→ **Exercise details**:
Exactly the lines from the line containing "Generate a Python" through the line containing "fig.savefig('out.png', dpi=100)" are to be echoed, with both included and pictures left out.

→ **Source records**:
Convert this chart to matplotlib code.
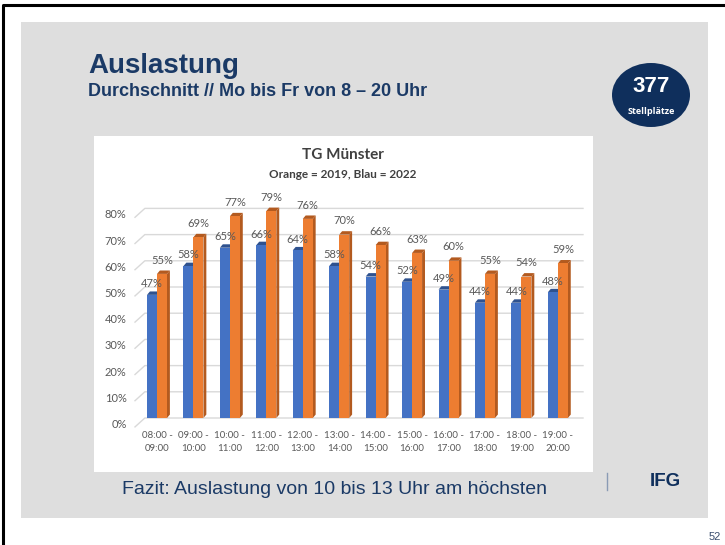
import matplotlib
matplotlib.use("Agg")
import matplotlib.pyplot as plt
import matplotlib.transforms as mtransforms
from matplotlib.patches import Rectangle, Ellipse, Polygon
import numpy as np

# data
slots = ["08:00 -\n09:00", "09:00 -\n10:00", "10:00 -\n11:00", "11:00 -\n12:00",
         "12:00 -\n13:00", "13:00 -\n14:00", "14:00 -\n15:00", "15:00 -\n16:00",
         "16:00 -\n17:00", "17:00 -\n18:00", "18:00 -\n19:00", "19:00 -\n20:00"]
blau_2022 = [47, 58, 65, 66, 64, 58, 54, 52, 49, 44, 44, 48]
orange_2019 = [55, 69, 77, 79, 76, 70, 66, 63, 60, 55, 54, 59]
yticks = [0, 10, 20, 30, 40, 50, 60, 70, 80]

W, H = 725, 545
NAVY = "#1B3A66"
BLUE, BLUE_D = "#4472C4", "#2F528F"
ORANGE, ORANGE_D = "#ED7D31", "#B35A1F"
LABEL = "#595959"
CHART_FONT = ["Lato", "DejaVu Sans"]


def fx(x):
    return x / W


def fy(y):
    return 1 - y / H


fig = plt.figure(figsize=(W / 100, H / 100), dpi=100)
fig.patch.set_facecolor("white")

# scan edge (left + top only), grey panel and white chart box (kept below the axes)
fig.lines.append(plt.Line2D([fx(3), fx(3), fx(725)], [fy(545), fy(5), fy(5)],
                            transform=fig.transFigure, color="black", lw=2.2, zorder=-3))
fig.patches.append(Rectangle((fx(21), fy(518)), fx(708) - fx(21), fy(22) - fy(518),
                             transform=fig.transFigure, fc="#DEDEDE", ec="none", zorder=-3))
fig.patches.append(Rectangle((fx(94), fy(472)), fx(593) - fx(94), fy(136) - fy(472),
                             transform=fig.transFigure, fc="white", ec="none", zorder=-2))

# header
fig.text(fx(88), fy(66), "Auslastung", fontsize=20, fontweight="bold", color=NAVY,
         family="Liberation Sans", va="center")
fig.text(fx(88), fy(92), "Durchschnitt // Mo bis Fr von 8 \u2013 20 Uhr", fontsize=13,
         fontweight="bold", color=NAVY, family="Liberation Sans", va="center")

fig.patches.append(Ellipse((fx(651), fy(95)), fx(78), 64 / H, transform=fig.transFigure,
                           fc="#0F2F5C", ec="none"))
fig.text(fx(651), fy(86), "377", fontsize=16, fontweight="bold", color="white",
         family="Liberation Sans", ha="center", va="center")
fig.text(fx(651), fy(112), "Stellplätze", fontsize=6.5, fontweight="bold", color="white",
         family="Open Sans", ha="center", va="center")

# chart titles
fig.text(fx(343), fy(155), "TG Münster", fontsize=11, fontweight="bold", color="#404040",
         family=CHART_FONT, ha="center", va="center")
fig.text(fx(343), fy(174), "Orange = 2019, Blau = 2022", fontsize=8.5, fontweight="bold",
         color="#404040", family=CHART_FONT, ha="center", va="center")

# footer
fig.text(fx(122), fy(489), "Fazit: Auslastung von 10 bis 13 Uhr am höchsten", fontsize=14,
         color=NAVY, family="Liberation Sans", va="center")
fig.lines.append(plt.Line2D([fx(607), fx(607)], [fy(473), fy(490)], transform=fig.transFigure,
                            color="#8A9BB5", lw=1))
fig.text(fx(650), fy(482), "IFG", fontsize=13.5, fontweight="bold", color="#0F2F5C",
         family="Liberation Sans", va="center")
fig.text(fx(715), fy(537), "52", fontsize=8, color="#3A4E6E", family="Liberation Sans",
         ha="center", va="center")

# bar chart
ax = fig.add_axes([fx(135), fy(418), fx(583) - fx(135), 222.7 / H])
ax.set_xlim(-0.6036, 11.69)
ax.set_ylim(0, 85)
ax.set_facecolor("none")
for s in ax.spines.values():
    s.set_visible(False)

x = np.arange(len(slots))
w = 0.274
dx, dy = 0.08, 1.3

for v in yticks:
    ax.plot([-0.6036, -0.6036 + 0.27, 11.69], [v - 3.4, v, v], color="#D9D9D9", lw=1,
            clip_on=False, zorder=0)


def bar3d(xc, h, face, side):
    ax.add_patch(Polygon([(xc + w / 2, 0), (xc + w / 2 + dx, dy), (xc + w / 2 + dx, h + dy),
                          (xc + w / 2, h)], closed=True, fc=side, ec="none", zorder=2))
    ax.add_patch(Polygon([(xc - w / 2, h), (xc - w / 2 + dx, h + dy), (xc + w / 2 + dx, h + dy),
                          (xc + w / 2, h)], closed=True, fc=side, ec="none", zorder=2))


for i in range(len(slots)):
    bar3d(x[i] - w / 2, blau_2022[i], BLUE, BLUE_D)
    bar3d(x[i] + w / 2, orange_2019[i], ORANGE, ORANGE_D)

ax.bar(x - w / 2, blau_2022, width=w, color=BLUE, zorder=3)
ax.bar(x + w / 2, orange_2019, width=w, color=ORANGE, zorder=3)

for i in range(len(slots)):
    ax.annotate(f"{blau_2022[i]}%", (x[i] - w / 2, blau_2022[i]), xytext=(0, 4),
                textcoords="offset points", ha="center", va="bottom", fontsize=8,
                color=LABEL, family=CHART_FONT, zorder=5)
    ax.annotate(f"{orange_2019[i]}%", (x[i] + w / 2, orange_2019[i]), xytext=(0, 6),
                textcoords="offset points", ha="center", va="bottom", fontsize=8,
                color=LABEL, family=CHART_FONT, zorder=5)

ax.set_xticks(x)
ax.set_xticklabels(slots, fontsize=7, color=LABEL, family=CHART_FONT, linespacing=1.6)
ax.set_yticks(yticks)
ax.set_yticklabels([f"{v}%" for v in yticks], fontsize=8, color=LABEL, family=CHART_FONT)
ax.tick_params(length=0)
ax.tick_params(axis="x", pad=9)
ax.tick_params(axis="y", pad=6)
shift = mtransforms.ScaledTranslation(0, -4 / 72, fig.dpi_scale_trans)
for lab in ax.get_yticklabels():
    lab.set_transform(lab.get_transform() + shift)

fig.savefig("out.png", dpi=100)
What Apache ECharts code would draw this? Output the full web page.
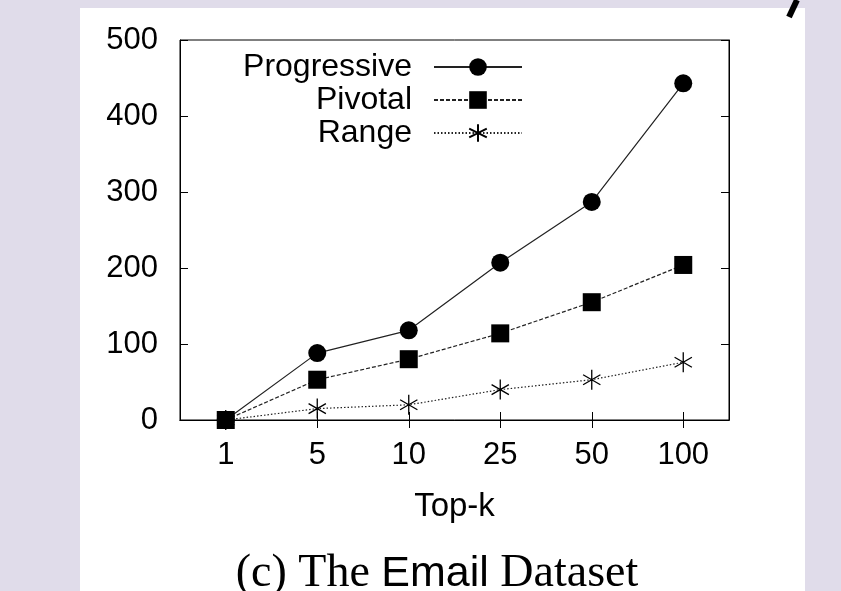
<!DOCTYPE html>
<html>
<head>
<meta charset="utf-8">
<script src="https://cdn.jsdelivr.net/npm/echarts@6/dist/echarts.min.js"></script>
<style>
html,body{margin:0;padding:0;background:#e0dcea;}
#c{width:841px;height:591px;}
</style>
</head>
<body>
<div id="c"></div>
<script>
const categories = ['1', '5', '10', '25', '50', '100'];
const progressive = [0, 88, 118, 207, 287, 443];
const pivotal = [0, 53, 80, 114, 155, 204];
const range = [0, 15, 20, 40, 53, 76];
const yTicks = [0, 100, 200, 300, 400, 500];

const asterisk = 'path://M10,0 L10,20 M1.34,5 L18.66,15 M1.34,15 L18.66,5';
const axisFont = {fontFamily: 'Liberation Sans, Arial, sans-serif', fontSize: 31, color: '#000'};

const chart = echarts.init(document.getElementById('c'), null, {renderer: 'canvas'});
chart.setOption({
  animation: false,
  backgroundColor: '#e0dcea',
  graphic: [
    {type: 'rect', z: -10, shape: {x: 80, y: 8, width: 725, height: 583}, style: {fill: '#ffffff'}},
    {type: 'line', z: -5, shape: {x1: 797, y1: 0, x2: 789, y2: 17}, style: {stroke: '#000', lineWidth: 6}}
  ],
  title: {
    text: '{s|(c) The }{a|Email}{s| Dataset}',
    left: 432, top: 546, textAlign: 'center',
    textStyle: {
      fontWeight: 'normal',
      rich: {
        s: {fontFamily: 'Liberation Serif, Times New Roman, serif', fontSize: 46, fontWeight: 'normal', color: '#000'},
        a: {fontFamily: 'Liberation Sans, Arial, sans-serif', fontSize: 43, fontWeight: 'normal', color: '#000'}
      }
    }
  },
  legend: {
    orient: 'vertical',
    align: 'right',
    right: 841 - 528,
    top: 46,
    itemWidth: 88,
    itemHeight: 22,
    itemGap: 1,
    textStyle: Object.assign({}, axisFont, {fontSize: 32, lineHeight: 32, padding: [0, 17, 0, 0]}),
    data: ['Progressive', 'Pivotal', 'Range']
  },
  grid: {left: 180, right: 112, top: 40, bottom: 171, show: true, borderColor: '#000', borderWidth: 1},
  xAxis: [
    {
      type: 'category', data: categories, position: 'bottom', boundaryGap: true,
      name: 'Top-k', nameLocation: 'middle', nameGap: 70,
      nameTextStyle: Object.assign({}, axisFont, {fontSize: 33}),
      axisLine: {show: true, lineStyle: {color: '#000', width: 1}},
      axisTick: {show: true, inside: true, alignWithLabel: true, length: 8, lineStyle: {color: '#000'}},
      axisLabel: Object.assign({margin: 20}, axisFont),
      splitLine: {show: false}
    },
    {
      type: 'category', data: categories, position: 'top', boundaryGap: true,
      axisLine: {show: true, lineStyle: {color: '#000', width: 1}},
      axisTick: {show: true, inside: true, alignWithLabel: true, length: 8, lineStyle: {color: '#000'}},
      axisLabel: {show: false},
      splitLine: {show: false}
    }
  ],
  yAxis: [
    {
      type: 'value', min: yTicks[0], max: yTicks[yTicks.length - 1], interval: 100, position: 'left',
      axisLine: {show: true, lineStyle: {color: '#000', width: 1}},
      axisTick: {show: true, inside: true, length: 8, lineStyle: {color: '#000'}},
      axisLabel: Object.assign({margin: 22}, axisFont),
      splitLine: {show: false}
    },
    {
      type: 'value', min: yTicks[0], max: yTicks[yTicks.length - 1], interval: 100, position: 'right',
      axisLine: {show: true, lineStyle: {color: '#000', width: 1}},
      axisTick: {show: true, inside: true, length: 8, lineStyle: {color: '#000'}},
      axisLabel: {show: false},
      splitLine: {show: false}
    }
  ],
  series: [
    {
      name: 'Progressive', type: 'line', data: progressive,
      symbol: 'circle', symbolSize: 18,
      lineStyle: {color: '#222', width: 1.2, type: 'solid'},
      itemStyle: {color: '#000'}
    },
    {
      name: 'Pivotal', type: 'line', data: pivotal,
      symbol: 'rect', symbolSize: 18,
      lineStyle: {color: '#222', width: 1.2, type: [4, 2]},
      itemStyle: {color: '#000'}
    },
    {
      name: 'Range', type: 'line', data: range,
      symbol: asterisk, symbolSize: 20, symbolKeepAspect: true,
      lineStyle: {color: '#222', width: 1.2, type: [1.5, 2]},
      itemStyle: {color: 'rgba(0,0,0,0)', borderColor: '#000', borderWidth: 1.3}
    }
  ]
});
</script>
</body>
</html>
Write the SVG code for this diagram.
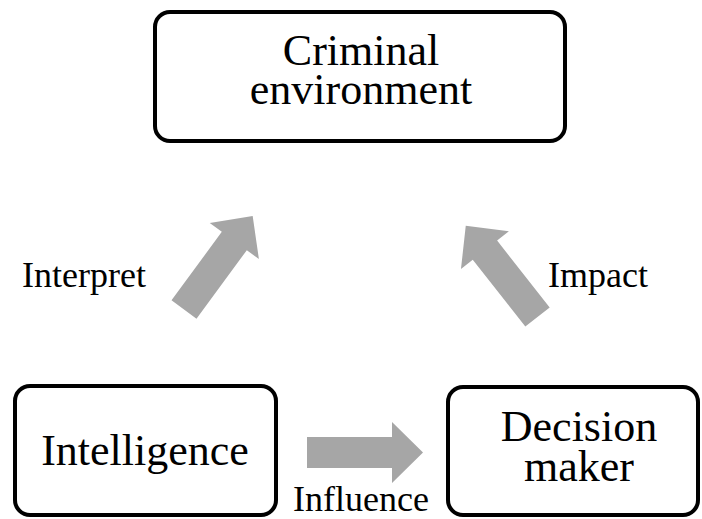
<svg xmlns="http://www.w3.org/2000/svg" xmlns:xlink="http://www.w3.org/1999/xlink" width="702" height="519" viewBox="0 0 702 519">
  <style>
    .box { fill: #ffffff; stroke: #000000; stroke-width: 4; }
    .node-text { font-family: "Liberation Serif", "Times New Roman", serif; font-size: 44px; fill: #000000; text-anchor: middle; }
    .edge-text { font-family: "Liberation Serif", "Times New Roman", serif; font-size: 36px; fill: #000000; }
    .block-arrow { fill: #a6a6a6; }
  </style>
  <defs>
    <!-- block arrow pointing along +x, base centred on the origin -->
    <path id="blockArrow" class="block-arrow" d="M0,-15.5 H85 V-30.5 L116,0 L85,30.5 V15.5 H0 Z"/>
  </defs>

  <g id="node-criminal-environment">
    <rect class="box" x="155" y="12" width="410" height="129" rx="15"/>
    <text class="node-text" x="361" y="65">Criminal</text>
    <text class="node-text" x="361" y="104">environment</text>
  </g>

  <g id="node-intelligence">
    <rect class="box" x="15" y="386" width="261" height="129" rx="15"/>
    <text class="node-text" x="145" y="465" font-size="45">Intelligence</text>
  </g>

  <g id="node-decision-maker">
    <rect class="box" x="448" y="387" width="250" height="128" rx="15"/>
    <text class="node-text" x="579" y="441">Decision</text>
    <text class="node-text" x="579" y="481">maker</text>
  </g>

  <g id="connectors">
    <use xlink:href="#blockArrow" transform="translate(184,309.5) rotate(-53.7)"/>
    <use xlink:href="#blockArrow" transform="translate(537.5,317) rotate(-128.2)"/>
    <use xlink:href="#blockArrow" transform="translate(307,452.5)"/>
    <text class="edge-text" x="22" y="287">Interpret</text>
    <text class="edge-text" x="548" y="287">Impact</text>
    <text class="edge-text" x="293" y="511" font-size="35">Influence</text>
  </g>
</svg>
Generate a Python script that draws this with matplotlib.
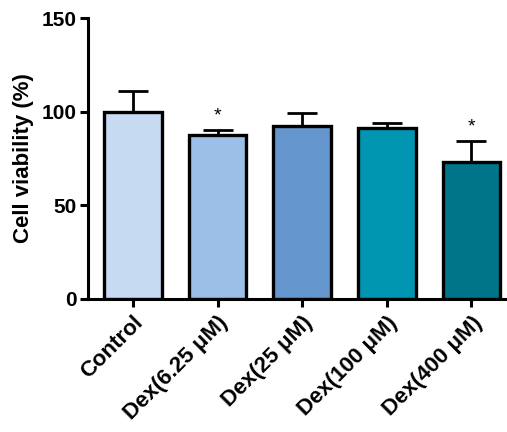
import numpy as np
import matplotlib.pyplot as plt

plt.rcParams['font.family'] = ['Liberation Sans', 'DejaVu Sans']
plt.rcParams['font.weight'] = 'bold'

groups = ['Control', 'Dex(6.25 μM)', 'Dex(25 μM)', 'Dex(100 μM)', 'Dex(400 μM)']
viability = [100.0, 87.6, 92.5, 91.5, 73.3]
sd = [11.2, 2.5, 6.6, 2.6, 11.1]
stars = ['', '*', '', '', '*']
colors = ['#C6DBF1', '#9BBFE7', '#6495CD', '#0095B0', '#00758A']

fig = plt.figure(figsize=(5.07, 4.32), dpi=100)
ax = fig.add_axes([0.174, 0.308, 0.826, 0.650])

x = np.arange(len(groups))
ax.bar(x, viability, width=0.68, color=colors, edgecolor='black', linewidth=2.4, zorder=2)
ax.errorbar(x, viability, yerr=[np.zeros(len(sd)), sd], fmt='none', ecolor='black',
            elinewidth=2.0, capsize=11, capthick=2.0, zorder=1)

for xi, v, s, st in zip(x, viability, sd, stars):
    if st:
        ax.text(xi, v + s + 3, st, ha='center', va='bottom', fontsize=14, fontweight='normal')

ax.set_xlim(-0.53, 4.42)
ax.set_ylim(0, 150)
ax.set_yticks([0, 50, 100, 150])
ax.set_xticks(x)
ax.set_xticklabels(groups, rotation=45, ha='right', rotation_mode='anchor', fontsize=16)
ax.tick_params(axis='y', labelsize=15, width=2.2, length=6, pad=2)
ax.tick_params(axis='x', width=2.2, length=6)
ax.set_ylabel('Cell viability (%)', fontsize=16, fontweight='bold', labelpad=6)

for side in ['top', 'right']:
    ax.spines[side].set_visible(False)
for side in ['left', 'bottom']:
    ax.spines[side].set_linewidth(2.2)

fig.savefig('out.png', dpi=100)
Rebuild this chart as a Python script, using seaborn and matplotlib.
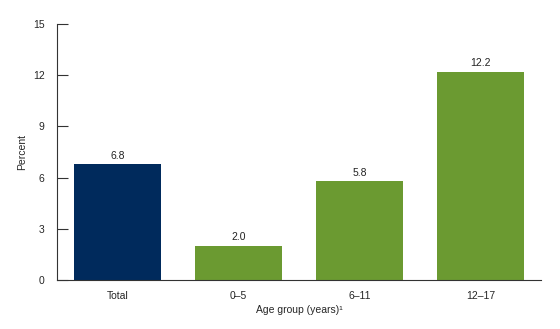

→ **Task output**:
Generate a Python script that draws this with matplotlib.
import numpy as np
import matplotlib.pyplot as plt

plt.rcParams['font.family'] = ['Liberation Sans', 'DejaVu Sans']
plt.rcParams['font.weight'] = 'bold'

groups = ['Control', 'Dex(6.25 μM)', 'Dex(25 μM)', 'Dex(100 μM)', 'Dex(400 μM)']
viability = [100.0, 87.6, 92.5, 91.5, 73.3]
sd = [11.2, 2.5, 6.6, 2.6, 11.1]
stars = ['', '*', '', '', '*']
colors = ['#C6DBF1', '#9BBFE7', '#6495CD', '#0095B0', '#00758A']

fig = plt.figure(figsize=(5.07, 4.32), dpi=100)
ax = fig.add_axes([0.174, 0.308, 0.826, 0.650])

x = np.arange(len(groups))
ax.bar(x, viability, width=0.68, color=colors, edgecolor='black', linewidth=2.4, zorder=2)
ax.errorbar(x, viability, yerr=[np.zeros(len(sd)), sd], fmt='none', ecolor='black',
            elinewidth=2.0, capsize=11, capthick=2.0, zorder=1)

for xi, v, s, st in zip(x, viability, sd, stars):
    if st:
        ax.text(xi, v + s + 3, st, ha='center', va='bottom', fontsize=14, fontweight='normal')

ax.set_xlim(-0.53, 4.42)
ax.set_ylim(0, 150)
ax.set_yticks([0, 50, 100, 150])
ax.set_xticks(x)
ax.set_xticklabels(groups, rotation=45, ha='right', rotation_mode='anchor', fontsize=16)
ax.tick_params(axis='y', labelsize=15, width=2.2, length=6, pad=2)
ax.tick_params(axis='x', width=2.2, length=6)
ax.set_ylabel('Cell viability (%)', fontsize=16, fontweight='bold', labelpad=6)

for side in ['top', 'right']:
    ax.spines[side].set_visible(False)
for side in ['left', 'bottom']:
    ax.spines[side].set_linewidth(2.2)

fig.savefig('out.png', dpi=100)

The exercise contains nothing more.